Each column of the nested table now appears as a column of the parent
table. The values in the non–table columns of the parent table are now
repeated for each row of the nested table. It is important to realize
that this flattened view of the nested table’s columns is a perfectly
valid view of the data, given that the nested table is itself considered
a column of its parent.
DMX Templates
Management Studio
offers templates for writing DMX queries. To see the templates, choose
View, Template Explorer in Management Studio. By default, SQL templates
are shown. Click the Analysis Server button on the Template Explorer
toolbar (the middle button, with the cube icon) to bring up a tree view
of the Analysis Services Templates. Expand the DMX node to see the DMX templates. The Template Explorer with the tree view of DMX templates is shown in Figure 7.
SSAS offers
templates for three types of DMX statements: Model Content, Model
Management, and Prediction Queries.
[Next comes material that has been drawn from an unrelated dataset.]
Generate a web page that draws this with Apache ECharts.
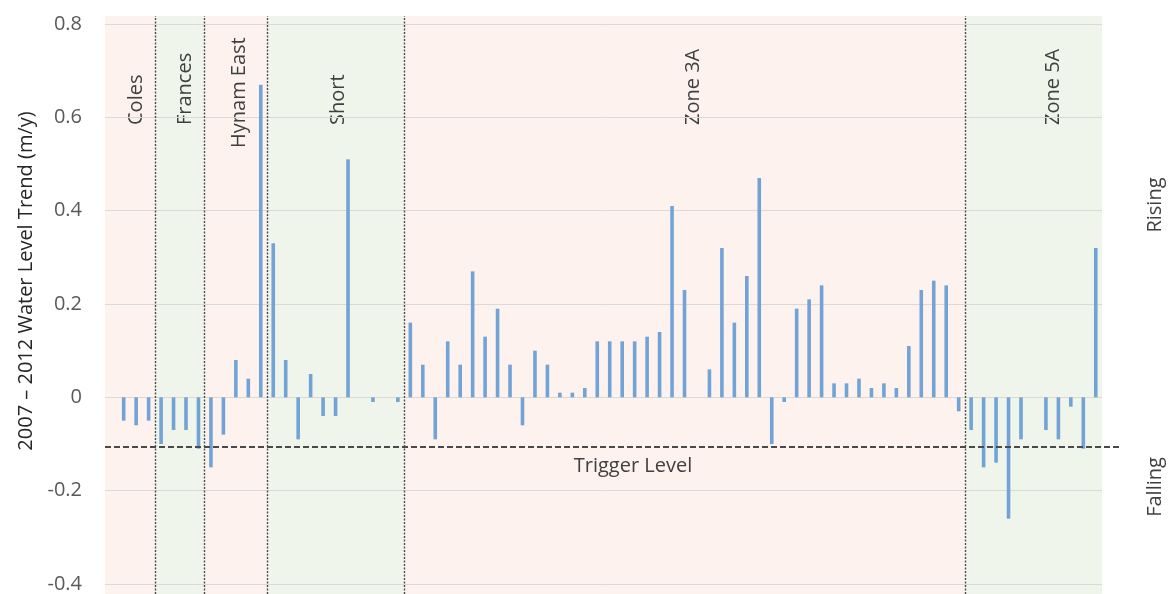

Under the Model Content node, you
can find templates for writing queries to return metadata about your
mining models (essentially the same information presented by the viewer
controls, but without the visualizations). Under the Model Management
node are templates for writing queries to create and train mining
models, such as the ones we wrote earlier. Under the Prediction Queries
node are templates for writing prediction queries. The templates provide
a boilerplate for writing some of the most common DMX queries and are a
time-saving alternative to writing queries from scratch.